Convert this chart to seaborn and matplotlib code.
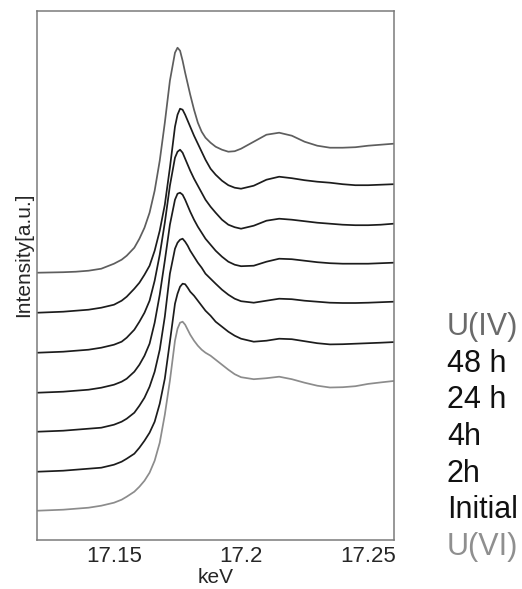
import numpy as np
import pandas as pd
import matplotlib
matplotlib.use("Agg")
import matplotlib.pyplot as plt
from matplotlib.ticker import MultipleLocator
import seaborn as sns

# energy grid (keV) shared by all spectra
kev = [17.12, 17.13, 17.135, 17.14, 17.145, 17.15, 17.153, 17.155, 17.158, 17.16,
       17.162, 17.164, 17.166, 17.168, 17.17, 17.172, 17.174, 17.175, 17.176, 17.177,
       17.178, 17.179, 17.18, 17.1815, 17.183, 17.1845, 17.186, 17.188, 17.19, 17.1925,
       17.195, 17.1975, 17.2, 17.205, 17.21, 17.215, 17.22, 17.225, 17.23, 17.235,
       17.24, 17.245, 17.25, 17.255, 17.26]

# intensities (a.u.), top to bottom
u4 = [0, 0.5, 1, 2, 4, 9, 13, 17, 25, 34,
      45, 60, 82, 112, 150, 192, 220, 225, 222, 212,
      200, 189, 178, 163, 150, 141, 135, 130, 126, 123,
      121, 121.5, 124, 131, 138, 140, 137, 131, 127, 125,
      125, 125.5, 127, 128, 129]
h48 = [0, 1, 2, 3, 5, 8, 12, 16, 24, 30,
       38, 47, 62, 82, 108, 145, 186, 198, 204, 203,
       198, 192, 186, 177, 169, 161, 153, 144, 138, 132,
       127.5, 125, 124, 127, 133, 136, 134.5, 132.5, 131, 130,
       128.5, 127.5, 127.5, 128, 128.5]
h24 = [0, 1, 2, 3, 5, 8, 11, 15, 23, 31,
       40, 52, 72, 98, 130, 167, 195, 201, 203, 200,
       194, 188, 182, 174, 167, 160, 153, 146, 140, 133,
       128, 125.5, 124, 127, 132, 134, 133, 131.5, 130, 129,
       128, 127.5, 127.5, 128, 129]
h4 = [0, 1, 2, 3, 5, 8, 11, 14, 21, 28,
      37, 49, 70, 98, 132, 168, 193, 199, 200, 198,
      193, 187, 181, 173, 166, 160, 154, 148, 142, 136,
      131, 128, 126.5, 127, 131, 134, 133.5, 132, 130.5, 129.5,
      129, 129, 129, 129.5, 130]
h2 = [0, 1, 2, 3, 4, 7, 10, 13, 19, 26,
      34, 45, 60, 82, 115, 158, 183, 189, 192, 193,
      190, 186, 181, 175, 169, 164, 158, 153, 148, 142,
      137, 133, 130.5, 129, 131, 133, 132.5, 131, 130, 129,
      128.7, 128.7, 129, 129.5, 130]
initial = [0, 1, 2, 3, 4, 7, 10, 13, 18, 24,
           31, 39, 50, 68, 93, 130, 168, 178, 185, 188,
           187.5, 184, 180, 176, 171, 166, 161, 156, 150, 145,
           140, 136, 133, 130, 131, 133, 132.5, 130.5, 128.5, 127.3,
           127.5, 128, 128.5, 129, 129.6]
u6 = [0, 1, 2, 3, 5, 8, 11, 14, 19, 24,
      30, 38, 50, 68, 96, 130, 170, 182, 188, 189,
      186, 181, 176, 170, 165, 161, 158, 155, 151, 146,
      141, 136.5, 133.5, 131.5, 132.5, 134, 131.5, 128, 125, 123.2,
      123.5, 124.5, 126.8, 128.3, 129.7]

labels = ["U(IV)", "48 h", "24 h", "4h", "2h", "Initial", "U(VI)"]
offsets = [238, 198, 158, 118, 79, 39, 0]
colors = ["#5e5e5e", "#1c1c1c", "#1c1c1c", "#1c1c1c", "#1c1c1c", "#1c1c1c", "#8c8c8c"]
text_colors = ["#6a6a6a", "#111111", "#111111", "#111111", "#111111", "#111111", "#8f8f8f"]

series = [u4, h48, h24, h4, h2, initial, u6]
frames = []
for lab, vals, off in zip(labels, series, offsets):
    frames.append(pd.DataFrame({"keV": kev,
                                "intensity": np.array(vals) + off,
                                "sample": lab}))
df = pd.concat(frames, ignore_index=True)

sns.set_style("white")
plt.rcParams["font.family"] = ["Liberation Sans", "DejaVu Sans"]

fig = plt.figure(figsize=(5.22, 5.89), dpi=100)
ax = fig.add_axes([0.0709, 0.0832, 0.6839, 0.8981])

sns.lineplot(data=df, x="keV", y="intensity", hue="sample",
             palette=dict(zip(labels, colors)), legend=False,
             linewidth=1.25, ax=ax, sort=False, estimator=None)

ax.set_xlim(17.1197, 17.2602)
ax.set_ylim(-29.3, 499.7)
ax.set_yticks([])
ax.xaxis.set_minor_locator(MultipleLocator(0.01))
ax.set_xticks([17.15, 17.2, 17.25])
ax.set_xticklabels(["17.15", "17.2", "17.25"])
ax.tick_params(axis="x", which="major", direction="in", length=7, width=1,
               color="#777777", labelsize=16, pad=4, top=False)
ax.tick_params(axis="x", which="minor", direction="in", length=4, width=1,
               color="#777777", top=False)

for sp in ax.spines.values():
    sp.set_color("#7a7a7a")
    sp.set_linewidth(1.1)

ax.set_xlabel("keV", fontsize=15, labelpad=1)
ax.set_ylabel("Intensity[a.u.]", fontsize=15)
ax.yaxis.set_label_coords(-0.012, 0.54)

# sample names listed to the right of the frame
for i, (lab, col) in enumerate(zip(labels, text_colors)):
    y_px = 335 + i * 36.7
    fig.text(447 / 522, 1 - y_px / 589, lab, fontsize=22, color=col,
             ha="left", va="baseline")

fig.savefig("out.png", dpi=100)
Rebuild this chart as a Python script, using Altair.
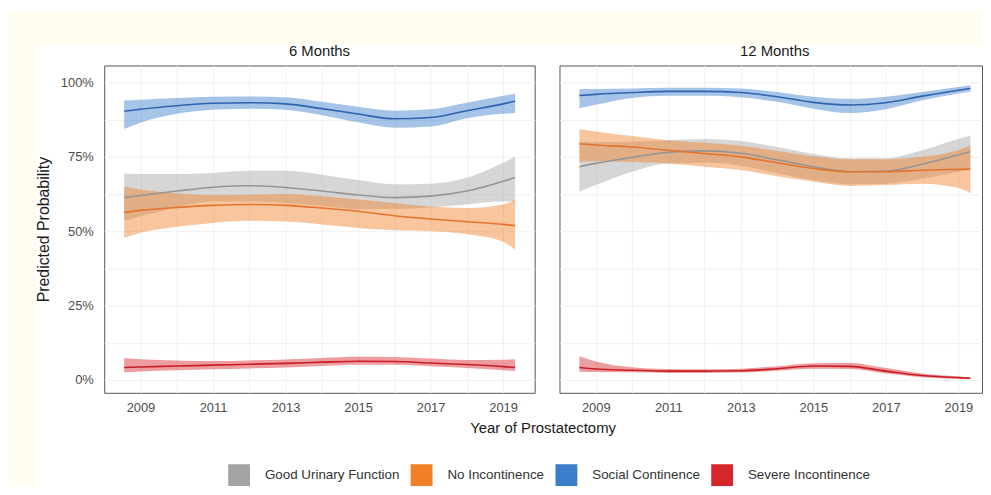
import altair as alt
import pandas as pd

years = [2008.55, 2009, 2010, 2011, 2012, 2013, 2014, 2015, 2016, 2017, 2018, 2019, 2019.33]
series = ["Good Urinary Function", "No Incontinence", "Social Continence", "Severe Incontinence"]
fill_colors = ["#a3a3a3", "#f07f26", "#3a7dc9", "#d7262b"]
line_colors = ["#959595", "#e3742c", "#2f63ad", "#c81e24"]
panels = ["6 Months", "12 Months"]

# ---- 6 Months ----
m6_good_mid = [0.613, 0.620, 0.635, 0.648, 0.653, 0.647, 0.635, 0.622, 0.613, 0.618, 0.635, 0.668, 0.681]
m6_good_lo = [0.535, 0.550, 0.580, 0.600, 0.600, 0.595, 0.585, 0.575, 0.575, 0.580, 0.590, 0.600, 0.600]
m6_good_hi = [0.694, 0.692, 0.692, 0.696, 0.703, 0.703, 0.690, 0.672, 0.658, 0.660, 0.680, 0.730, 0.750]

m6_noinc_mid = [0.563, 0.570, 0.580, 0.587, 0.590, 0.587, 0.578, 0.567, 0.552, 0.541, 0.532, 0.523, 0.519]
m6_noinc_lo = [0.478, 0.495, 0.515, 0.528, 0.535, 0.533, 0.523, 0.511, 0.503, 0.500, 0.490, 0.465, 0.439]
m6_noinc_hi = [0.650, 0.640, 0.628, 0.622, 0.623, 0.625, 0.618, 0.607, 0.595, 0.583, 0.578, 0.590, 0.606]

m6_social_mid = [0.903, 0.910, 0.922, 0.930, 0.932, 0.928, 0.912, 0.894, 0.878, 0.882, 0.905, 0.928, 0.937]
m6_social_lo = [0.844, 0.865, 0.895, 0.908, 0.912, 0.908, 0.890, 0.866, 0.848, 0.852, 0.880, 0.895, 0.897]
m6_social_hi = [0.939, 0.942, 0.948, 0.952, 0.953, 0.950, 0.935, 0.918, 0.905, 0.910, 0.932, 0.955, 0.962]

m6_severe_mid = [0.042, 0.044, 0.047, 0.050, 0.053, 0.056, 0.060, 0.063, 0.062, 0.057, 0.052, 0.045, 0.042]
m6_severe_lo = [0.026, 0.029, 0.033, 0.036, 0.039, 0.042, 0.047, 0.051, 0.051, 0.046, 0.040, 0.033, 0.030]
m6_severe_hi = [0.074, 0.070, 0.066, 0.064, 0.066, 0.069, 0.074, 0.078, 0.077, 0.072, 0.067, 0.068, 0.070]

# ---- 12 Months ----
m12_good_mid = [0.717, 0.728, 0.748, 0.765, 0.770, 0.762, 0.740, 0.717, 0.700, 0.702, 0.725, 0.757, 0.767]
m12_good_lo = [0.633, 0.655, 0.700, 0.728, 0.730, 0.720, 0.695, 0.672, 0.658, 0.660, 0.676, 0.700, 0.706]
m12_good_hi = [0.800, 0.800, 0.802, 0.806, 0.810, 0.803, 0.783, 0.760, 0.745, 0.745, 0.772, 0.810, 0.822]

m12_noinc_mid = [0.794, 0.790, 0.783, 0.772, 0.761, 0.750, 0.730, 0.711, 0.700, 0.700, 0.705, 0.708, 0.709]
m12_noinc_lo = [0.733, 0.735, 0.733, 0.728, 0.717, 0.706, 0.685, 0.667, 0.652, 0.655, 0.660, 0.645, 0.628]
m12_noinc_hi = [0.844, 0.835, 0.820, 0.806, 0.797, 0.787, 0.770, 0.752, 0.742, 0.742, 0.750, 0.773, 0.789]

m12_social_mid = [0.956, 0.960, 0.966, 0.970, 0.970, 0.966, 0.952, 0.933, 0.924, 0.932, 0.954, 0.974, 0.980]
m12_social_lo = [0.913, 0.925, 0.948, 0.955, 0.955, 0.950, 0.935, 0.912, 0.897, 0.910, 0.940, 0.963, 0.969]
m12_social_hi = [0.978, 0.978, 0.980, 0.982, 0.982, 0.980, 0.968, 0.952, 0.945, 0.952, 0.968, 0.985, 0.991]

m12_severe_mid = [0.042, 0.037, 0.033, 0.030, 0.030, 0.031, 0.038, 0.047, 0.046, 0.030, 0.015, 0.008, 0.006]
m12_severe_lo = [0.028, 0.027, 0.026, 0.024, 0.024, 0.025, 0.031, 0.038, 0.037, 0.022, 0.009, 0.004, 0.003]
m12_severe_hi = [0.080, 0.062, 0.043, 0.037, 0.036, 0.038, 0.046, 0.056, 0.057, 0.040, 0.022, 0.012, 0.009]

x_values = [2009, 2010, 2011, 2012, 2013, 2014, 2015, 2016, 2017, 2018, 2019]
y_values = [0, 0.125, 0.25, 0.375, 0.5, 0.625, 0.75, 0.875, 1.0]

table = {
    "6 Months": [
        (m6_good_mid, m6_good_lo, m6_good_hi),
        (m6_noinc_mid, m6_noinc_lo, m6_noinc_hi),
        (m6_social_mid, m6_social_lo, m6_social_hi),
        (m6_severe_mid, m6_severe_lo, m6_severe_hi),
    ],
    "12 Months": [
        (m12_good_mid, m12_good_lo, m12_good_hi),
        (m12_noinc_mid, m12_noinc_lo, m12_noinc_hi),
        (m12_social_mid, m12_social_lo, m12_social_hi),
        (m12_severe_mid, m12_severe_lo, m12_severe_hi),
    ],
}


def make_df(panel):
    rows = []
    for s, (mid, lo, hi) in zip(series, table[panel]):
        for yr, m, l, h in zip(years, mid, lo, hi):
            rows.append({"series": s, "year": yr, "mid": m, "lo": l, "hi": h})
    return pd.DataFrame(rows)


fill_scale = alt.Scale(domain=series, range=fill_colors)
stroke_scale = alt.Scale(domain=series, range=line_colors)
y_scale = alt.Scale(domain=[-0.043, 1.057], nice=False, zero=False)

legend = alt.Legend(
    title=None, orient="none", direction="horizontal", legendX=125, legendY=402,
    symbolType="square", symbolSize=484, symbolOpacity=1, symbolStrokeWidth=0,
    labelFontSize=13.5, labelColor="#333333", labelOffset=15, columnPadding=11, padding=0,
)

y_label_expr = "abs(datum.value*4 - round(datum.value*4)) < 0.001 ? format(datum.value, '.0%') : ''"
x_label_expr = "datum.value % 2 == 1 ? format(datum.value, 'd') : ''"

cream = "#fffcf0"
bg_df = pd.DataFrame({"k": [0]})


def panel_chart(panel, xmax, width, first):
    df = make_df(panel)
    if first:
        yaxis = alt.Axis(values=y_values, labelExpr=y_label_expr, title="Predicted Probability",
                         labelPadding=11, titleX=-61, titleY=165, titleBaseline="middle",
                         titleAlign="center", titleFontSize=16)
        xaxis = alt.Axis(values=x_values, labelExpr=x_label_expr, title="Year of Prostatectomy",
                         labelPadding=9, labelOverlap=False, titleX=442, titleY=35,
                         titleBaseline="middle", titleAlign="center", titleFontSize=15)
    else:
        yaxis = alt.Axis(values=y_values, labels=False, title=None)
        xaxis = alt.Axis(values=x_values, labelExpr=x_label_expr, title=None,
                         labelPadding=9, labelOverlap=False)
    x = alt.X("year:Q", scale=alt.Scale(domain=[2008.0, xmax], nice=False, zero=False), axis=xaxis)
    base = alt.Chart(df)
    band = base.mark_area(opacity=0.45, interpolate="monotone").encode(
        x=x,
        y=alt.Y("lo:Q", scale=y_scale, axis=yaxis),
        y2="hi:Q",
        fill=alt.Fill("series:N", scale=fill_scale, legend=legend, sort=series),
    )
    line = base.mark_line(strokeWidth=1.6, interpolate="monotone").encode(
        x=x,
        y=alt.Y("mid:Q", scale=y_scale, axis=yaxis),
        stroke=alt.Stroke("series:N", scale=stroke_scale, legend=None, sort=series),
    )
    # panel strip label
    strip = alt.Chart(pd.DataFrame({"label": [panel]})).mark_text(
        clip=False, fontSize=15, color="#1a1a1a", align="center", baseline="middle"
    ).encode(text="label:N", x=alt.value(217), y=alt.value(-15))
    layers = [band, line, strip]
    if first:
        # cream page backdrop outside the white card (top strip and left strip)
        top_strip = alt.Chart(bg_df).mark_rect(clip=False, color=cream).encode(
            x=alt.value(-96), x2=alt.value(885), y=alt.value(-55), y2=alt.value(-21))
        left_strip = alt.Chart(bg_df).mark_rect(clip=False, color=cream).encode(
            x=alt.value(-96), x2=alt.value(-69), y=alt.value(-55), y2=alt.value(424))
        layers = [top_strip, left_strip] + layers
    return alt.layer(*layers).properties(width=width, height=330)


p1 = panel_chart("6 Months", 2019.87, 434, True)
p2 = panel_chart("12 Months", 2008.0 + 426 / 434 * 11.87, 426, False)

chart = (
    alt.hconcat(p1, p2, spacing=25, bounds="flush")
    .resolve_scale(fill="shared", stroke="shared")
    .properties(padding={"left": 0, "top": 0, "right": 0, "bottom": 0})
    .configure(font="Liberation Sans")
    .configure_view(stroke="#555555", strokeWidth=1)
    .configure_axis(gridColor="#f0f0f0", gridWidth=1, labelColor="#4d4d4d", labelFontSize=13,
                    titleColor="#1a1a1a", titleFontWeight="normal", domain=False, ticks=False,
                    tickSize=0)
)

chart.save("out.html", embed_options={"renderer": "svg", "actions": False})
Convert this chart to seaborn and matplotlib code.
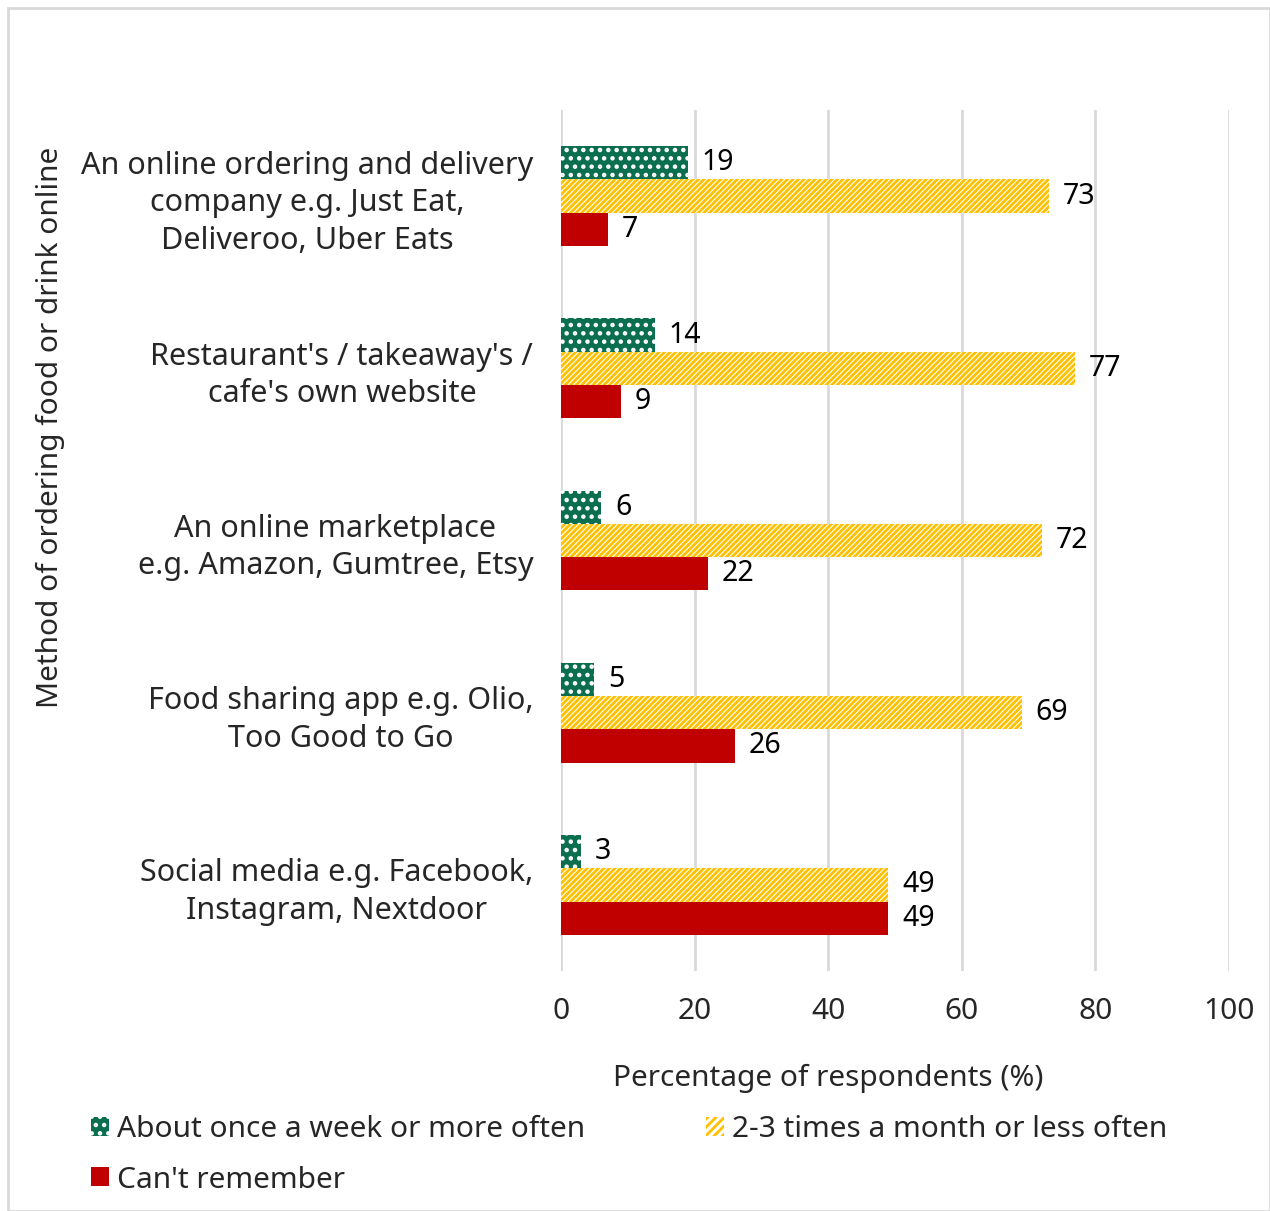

****************************************

__What you are asked to do__: Please extract exactly the lines of the data, from the first through the line containing "import seaborn as sns", and add no pictures to the copy.

__Correct output__:
Convert this chart to seaborn and matplotlib code.
import numpy as np
import pandas as pd
import matplotlib
matplotlib.use("Agg")
import matplotlib.pyplot as plt
from matplotlib.ticker import MultipleLocator
import seaborn as sns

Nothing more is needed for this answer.